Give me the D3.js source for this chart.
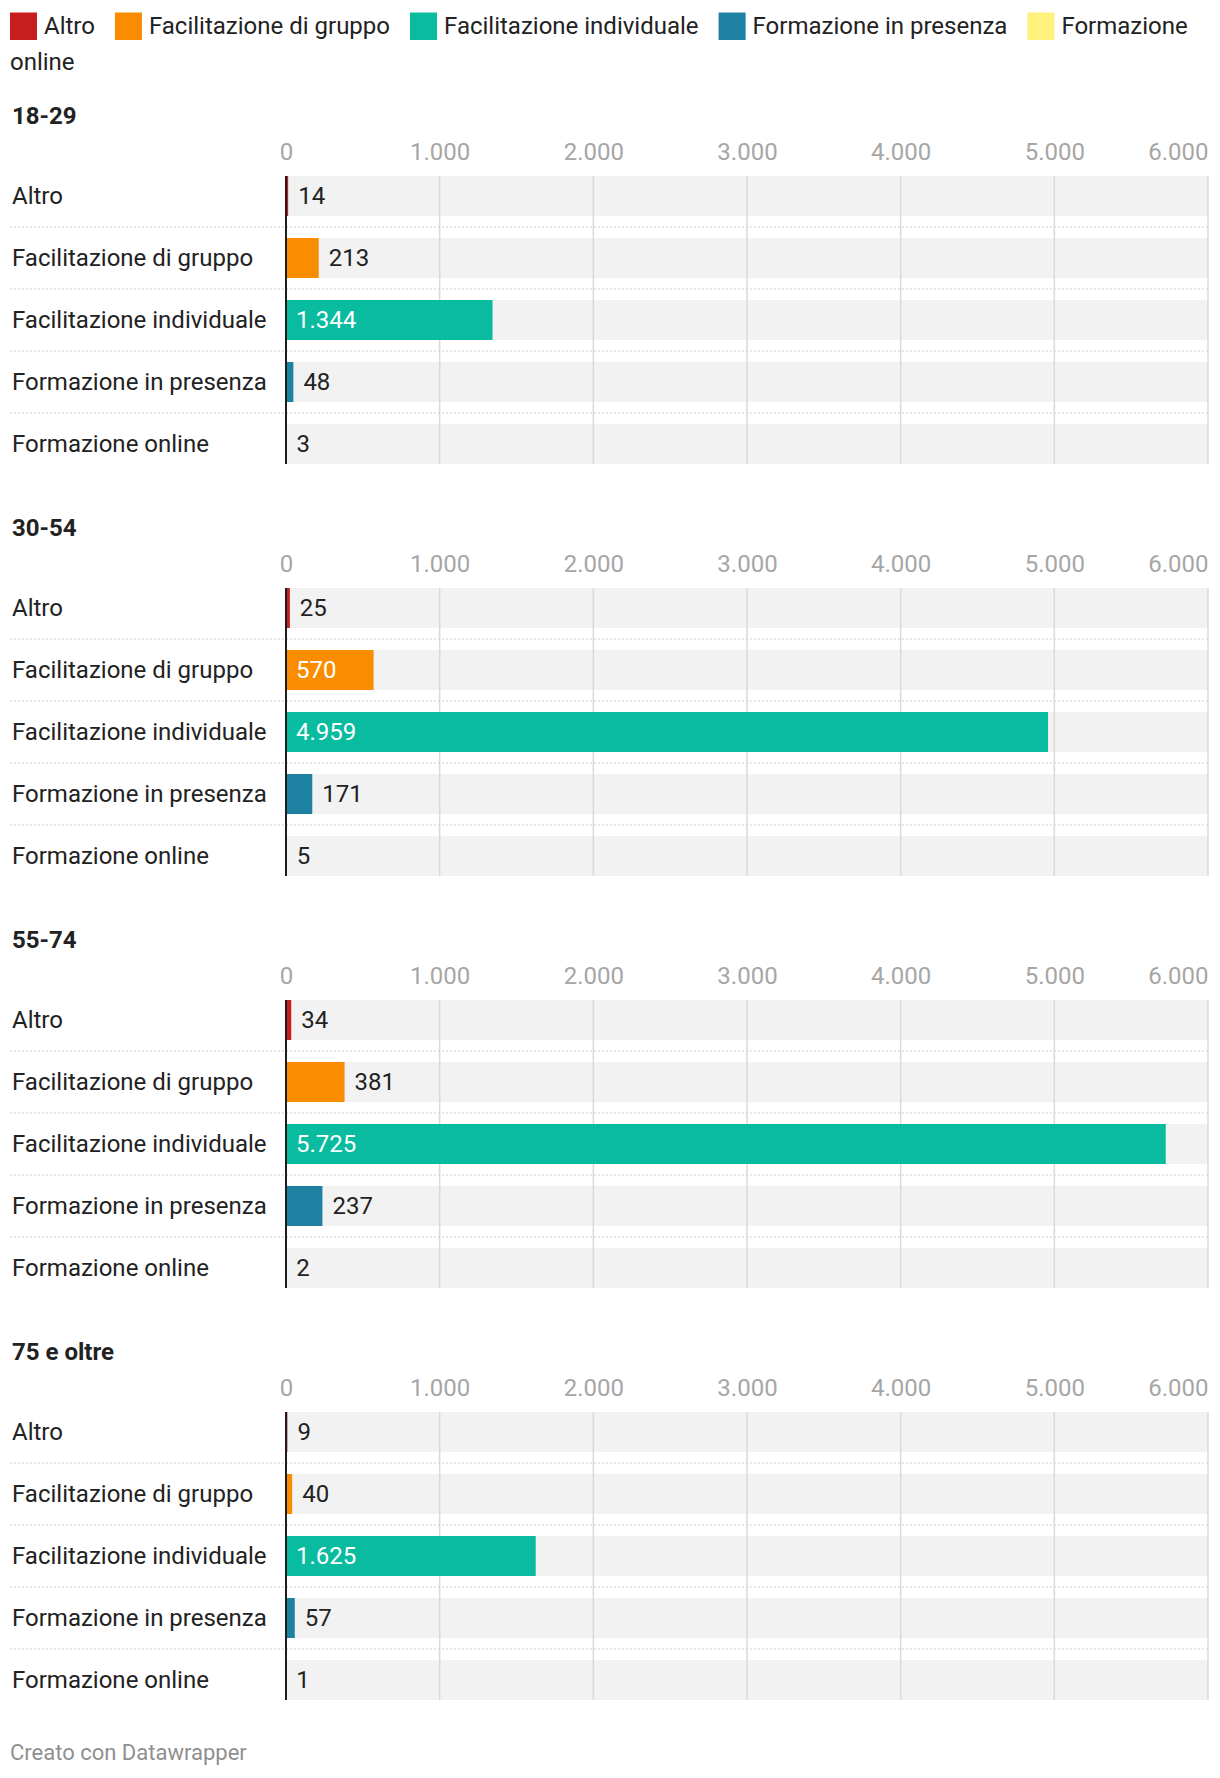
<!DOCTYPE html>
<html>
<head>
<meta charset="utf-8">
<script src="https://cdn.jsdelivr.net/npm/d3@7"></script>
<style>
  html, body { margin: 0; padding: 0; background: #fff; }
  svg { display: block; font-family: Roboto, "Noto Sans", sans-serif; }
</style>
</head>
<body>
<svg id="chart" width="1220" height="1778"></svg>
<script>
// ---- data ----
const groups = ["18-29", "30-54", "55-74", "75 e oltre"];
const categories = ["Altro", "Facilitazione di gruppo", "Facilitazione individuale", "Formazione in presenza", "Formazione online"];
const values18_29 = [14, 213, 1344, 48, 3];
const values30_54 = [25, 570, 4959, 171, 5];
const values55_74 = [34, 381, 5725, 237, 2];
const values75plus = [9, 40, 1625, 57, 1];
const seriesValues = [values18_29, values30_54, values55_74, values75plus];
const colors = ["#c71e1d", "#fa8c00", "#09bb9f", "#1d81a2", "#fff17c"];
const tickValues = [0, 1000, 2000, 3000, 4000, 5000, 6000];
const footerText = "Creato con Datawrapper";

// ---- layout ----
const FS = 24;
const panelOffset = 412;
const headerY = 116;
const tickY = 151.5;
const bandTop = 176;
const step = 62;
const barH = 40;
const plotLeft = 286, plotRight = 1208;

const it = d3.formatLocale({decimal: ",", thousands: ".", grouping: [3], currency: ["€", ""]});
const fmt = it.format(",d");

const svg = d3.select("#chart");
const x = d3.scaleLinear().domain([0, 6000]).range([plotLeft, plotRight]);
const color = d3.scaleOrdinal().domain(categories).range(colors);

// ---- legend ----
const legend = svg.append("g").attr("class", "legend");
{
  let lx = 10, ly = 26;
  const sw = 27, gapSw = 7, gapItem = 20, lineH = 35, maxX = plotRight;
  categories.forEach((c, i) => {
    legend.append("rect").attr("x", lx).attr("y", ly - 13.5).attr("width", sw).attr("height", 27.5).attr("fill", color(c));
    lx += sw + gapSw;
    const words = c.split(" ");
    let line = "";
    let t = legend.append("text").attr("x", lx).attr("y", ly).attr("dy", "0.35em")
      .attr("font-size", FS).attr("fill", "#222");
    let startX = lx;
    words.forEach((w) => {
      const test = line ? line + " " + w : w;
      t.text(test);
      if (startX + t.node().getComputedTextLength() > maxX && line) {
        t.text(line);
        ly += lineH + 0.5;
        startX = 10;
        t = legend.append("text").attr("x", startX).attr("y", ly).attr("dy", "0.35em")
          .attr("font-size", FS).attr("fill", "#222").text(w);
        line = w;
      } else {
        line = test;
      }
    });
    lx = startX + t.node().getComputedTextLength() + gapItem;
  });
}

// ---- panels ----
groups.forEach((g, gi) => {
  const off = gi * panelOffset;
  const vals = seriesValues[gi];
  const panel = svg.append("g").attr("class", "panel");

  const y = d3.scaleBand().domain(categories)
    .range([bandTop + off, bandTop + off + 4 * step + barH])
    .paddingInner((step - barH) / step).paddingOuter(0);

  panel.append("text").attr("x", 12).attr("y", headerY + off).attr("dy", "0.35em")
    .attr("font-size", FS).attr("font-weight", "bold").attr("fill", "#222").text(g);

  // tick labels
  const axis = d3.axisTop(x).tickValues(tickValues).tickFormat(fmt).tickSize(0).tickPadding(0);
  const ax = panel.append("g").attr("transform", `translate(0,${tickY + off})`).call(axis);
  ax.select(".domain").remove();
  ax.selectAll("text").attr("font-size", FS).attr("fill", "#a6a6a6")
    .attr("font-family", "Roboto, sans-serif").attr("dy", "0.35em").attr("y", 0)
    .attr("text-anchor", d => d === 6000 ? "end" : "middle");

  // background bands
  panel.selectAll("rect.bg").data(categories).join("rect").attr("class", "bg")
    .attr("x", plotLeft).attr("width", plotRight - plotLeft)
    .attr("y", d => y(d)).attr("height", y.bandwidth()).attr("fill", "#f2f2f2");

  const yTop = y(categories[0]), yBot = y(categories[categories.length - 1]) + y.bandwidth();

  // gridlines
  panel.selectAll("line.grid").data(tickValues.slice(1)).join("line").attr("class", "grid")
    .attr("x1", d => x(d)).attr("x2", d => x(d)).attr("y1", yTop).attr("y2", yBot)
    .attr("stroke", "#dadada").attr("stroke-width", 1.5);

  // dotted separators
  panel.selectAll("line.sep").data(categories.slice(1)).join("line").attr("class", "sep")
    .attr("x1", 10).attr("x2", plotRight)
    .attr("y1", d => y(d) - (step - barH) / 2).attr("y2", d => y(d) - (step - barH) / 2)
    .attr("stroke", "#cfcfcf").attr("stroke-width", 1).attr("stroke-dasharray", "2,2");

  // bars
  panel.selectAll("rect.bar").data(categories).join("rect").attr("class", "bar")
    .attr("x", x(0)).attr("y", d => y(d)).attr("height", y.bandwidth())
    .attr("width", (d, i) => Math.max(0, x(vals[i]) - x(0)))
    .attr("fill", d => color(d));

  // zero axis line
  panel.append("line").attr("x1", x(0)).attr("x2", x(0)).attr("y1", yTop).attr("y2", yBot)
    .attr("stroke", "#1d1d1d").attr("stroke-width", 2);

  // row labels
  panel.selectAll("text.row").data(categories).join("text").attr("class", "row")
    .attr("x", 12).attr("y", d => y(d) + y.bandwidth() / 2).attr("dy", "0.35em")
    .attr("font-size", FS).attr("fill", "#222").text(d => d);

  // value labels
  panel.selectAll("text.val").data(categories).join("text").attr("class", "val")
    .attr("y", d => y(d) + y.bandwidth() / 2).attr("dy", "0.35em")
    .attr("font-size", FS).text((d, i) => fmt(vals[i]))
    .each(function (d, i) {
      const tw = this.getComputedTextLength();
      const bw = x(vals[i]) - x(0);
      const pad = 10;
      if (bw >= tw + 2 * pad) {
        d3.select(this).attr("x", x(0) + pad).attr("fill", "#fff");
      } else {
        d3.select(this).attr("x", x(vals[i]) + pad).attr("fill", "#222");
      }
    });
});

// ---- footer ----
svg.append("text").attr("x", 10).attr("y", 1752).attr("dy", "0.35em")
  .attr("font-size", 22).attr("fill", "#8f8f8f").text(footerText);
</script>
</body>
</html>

What is asked: All lines above containing the string "this" are to be collected.

The output:
Give me the D3.js source for this chart.
      const tw = this.getComputedTextLength();
        d3.select(this).attr("x", x(0) + pad).attr("fill", "#fff");
        d3.select(this).attr("x", x(vals[i]) + pad).attr("fill", "#222");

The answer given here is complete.